[START]
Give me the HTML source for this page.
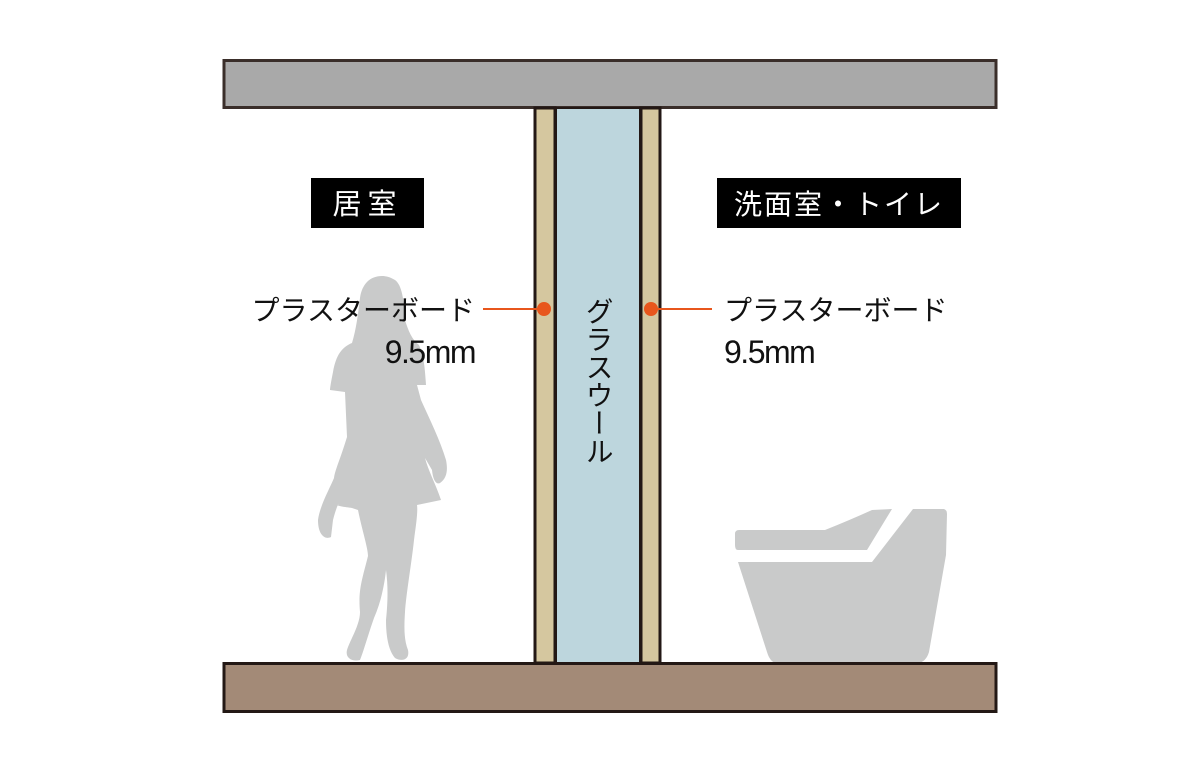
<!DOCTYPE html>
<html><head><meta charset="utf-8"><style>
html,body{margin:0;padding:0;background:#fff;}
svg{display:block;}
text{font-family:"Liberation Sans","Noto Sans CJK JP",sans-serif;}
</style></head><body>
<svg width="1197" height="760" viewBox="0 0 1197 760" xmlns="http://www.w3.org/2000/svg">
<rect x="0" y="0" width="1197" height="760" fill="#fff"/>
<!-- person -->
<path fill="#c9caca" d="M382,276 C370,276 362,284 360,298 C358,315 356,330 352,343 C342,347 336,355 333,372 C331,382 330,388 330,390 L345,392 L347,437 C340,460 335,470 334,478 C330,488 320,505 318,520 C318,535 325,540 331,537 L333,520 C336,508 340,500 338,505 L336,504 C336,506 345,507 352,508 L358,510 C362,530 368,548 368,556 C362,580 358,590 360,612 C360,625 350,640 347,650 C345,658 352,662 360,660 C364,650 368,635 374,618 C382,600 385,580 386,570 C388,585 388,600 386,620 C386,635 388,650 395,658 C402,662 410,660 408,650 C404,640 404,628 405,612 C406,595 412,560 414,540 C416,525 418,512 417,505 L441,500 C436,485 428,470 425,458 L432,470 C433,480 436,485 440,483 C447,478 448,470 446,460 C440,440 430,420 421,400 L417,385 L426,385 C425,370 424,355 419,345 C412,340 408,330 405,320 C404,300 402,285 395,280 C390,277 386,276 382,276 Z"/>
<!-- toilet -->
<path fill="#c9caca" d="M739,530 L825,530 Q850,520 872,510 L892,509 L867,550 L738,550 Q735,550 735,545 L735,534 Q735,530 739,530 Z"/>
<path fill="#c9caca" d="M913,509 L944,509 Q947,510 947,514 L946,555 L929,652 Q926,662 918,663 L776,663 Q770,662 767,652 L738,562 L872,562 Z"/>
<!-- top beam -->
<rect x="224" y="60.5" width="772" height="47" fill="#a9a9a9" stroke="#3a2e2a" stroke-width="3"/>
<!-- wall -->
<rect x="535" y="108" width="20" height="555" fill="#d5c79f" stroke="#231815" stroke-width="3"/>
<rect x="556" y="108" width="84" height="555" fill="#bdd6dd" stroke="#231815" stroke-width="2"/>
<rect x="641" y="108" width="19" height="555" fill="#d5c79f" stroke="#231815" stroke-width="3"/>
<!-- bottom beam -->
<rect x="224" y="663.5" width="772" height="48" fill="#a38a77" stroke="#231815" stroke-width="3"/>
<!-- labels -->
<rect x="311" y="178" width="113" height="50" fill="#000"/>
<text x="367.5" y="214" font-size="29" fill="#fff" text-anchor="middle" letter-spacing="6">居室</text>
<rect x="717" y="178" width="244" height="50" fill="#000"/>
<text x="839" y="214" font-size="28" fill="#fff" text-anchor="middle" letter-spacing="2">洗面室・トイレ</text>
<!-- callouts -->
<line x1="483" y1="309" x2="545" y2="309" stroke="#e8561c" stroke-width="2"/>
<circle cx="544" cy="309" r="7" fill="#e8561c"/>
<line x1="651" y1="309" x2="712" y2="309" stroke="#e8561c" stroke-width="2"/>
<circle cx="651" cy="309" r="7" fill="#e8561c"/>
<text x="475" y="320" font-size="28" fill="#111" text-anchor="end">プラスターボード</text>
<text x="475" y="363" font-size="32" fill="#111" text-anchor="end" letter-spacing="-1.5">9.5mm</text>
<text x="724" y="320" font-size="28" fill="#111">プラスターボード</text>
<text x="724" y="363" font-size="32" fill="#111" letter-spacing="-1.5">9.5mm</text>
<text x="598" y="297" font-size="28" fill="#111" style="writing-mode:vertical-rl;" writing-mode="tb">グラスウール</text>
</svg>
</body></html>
[END]
● **PROBLEM STATEMENT**
Set down the complete material exactly, but do not include the images.

● **ANSWER IN FULL**
Give me the HTML source for this page.
<!DOCTYPE html>
<html><head><meta charset="utf-8"><style>
html,body{margin:0;padding:0;background:#fff;}
svg{display:block;}
text{font-family:"Liberation Sans","Noto Sans CJK JP",sans-serif;}
</style></head><body>
<svg width="1197" height="760" viewBox="0 0 1197 760" xmlns="http://www.w3.org/2000/svg">
<rect x="0" y="0" width="1197" height="760" fill="#fff"/>
<!-- person -->
<path fill="#c9caca" d="M382,276 C370,276 362,284 360,298 C358,315 356,330 352,343 C342,347 336,355 333,372 C331,382 330,388 330,390 L345,392 L347,437 C340,460 335,470 334,478 C330,488 320,505 318,520 C318,535 325,540 331,537 L333,520 C336,508 340,500 338,505 L336,504 C336,506 345,507 352,508 L358,510 C362,530 368,548 368,556 C362,580 358,590 360,612 C360,625 350,640 347,650 C345,658 352,662 360,660 C364,650 368,635 374,618 C382,600 385,580 386,570 C388,585 388,600 386,620 C386,635 388,650 395,658 C402,662 410,660 408,650 C404,640 404,628 405,612 C406,595 412,560 414,540 C416,525 418,512 417,505 L441,500 C436,485 428,470 425,458 L432,470 C433,480 436,485 440,483 C447,478 448,470 446,460 C440,440 430,420 421,400 L417,385 L426,385 C425,370 424,355 419,345 C412,340 408,330 405,320 C404,300 402,285 395,280 C390,277 386,276 382,276 Z"/>
<!-- toilet -->
<path fill="#c9caca" d="M739,530 L825,530 Q850,520 872,510 L892,509 L867,550 L738,550 Q735,550 735,545 L735,534 Q735,530 739,530 Z"/>
<path fill="#c9caca" d="M913,509 L944,509 Q947,510 947,514 L946,555 L929,652 Q926,662 918,663 L776,663 Q770,662 767,652 L738,562 L872,562 Z"/>
<!-- top beam -->
<rect x="224" y="60.5" width="772" height="47" fill="#a9a9a9" stroke="#3a2e2a" stroke-width="3"/>
<!-- wall -->
<rect x="535" y="108" width="20" height="555" fill="#d5c79f" stroke="#231815" stroke-width="3"/>
<rect x="556" y="108" width="84" height="555" fill="#bdd6dd" stroke="#231815" stroke-width="2"/>
<rect x="641" y="108" width="19" height="555" fill="#d5c79f" stroke="#231815" stroke-width="3"/>
<!-- bottom beam -->
<rect x="224" y="663.5" width="772" height="48" fill="#a38a77" stroke="#231815" stroke-width="3"/>
<!-- labels -->
<rect x="311" y="178" width="113" height="50" fill="#000"/>
<text x="367.5" y="214" font-size="29" fill="#fff" text-anchor="middle" letter-spacing="6">居室</text>
<rect x="717" y="178" width="244" height="50" fill="#000"/>
<text x="839" y="214" font-size="28" fill="#fff" text-anchor="middle" letter-spacing="2">洗面室・トイレ</text>
<!-- callouts -->
<line x1="483" y1="309" x2="545" y2="309" stroke="#e8561c" stroke-width="2"/>
<circle cx="544" cy="309" r="7" fill="#e8561c"/>
<line x1="651" y1="309" x2="712" y2="309" stroke="#e8561c" stroke-width="2"/>
<circle cx="651" cy="309" r="7" fill="#e8561c"/>
<text x="475" y="320" font-size="28" fill="#111" text-anchor="end">プラスターボード</text>
<text x="475" y="363" font-size="32" fill="#111" text-anchor="end" letter-spacing="-1.5">9.5mm</text>
<text x="724" y="320" font-size="28" fill="#111">プラスターボード</text>
<text x="724" y="363" font-size="32" fill="#111" letter-spacing="-1.5">9.5mm</text>
<text x="598" y="297" font-size="28" fill="#111" style="writing-mode:vertical-rl;" writing-mode="tb">グラスウール</text>
</svg>
</body></html>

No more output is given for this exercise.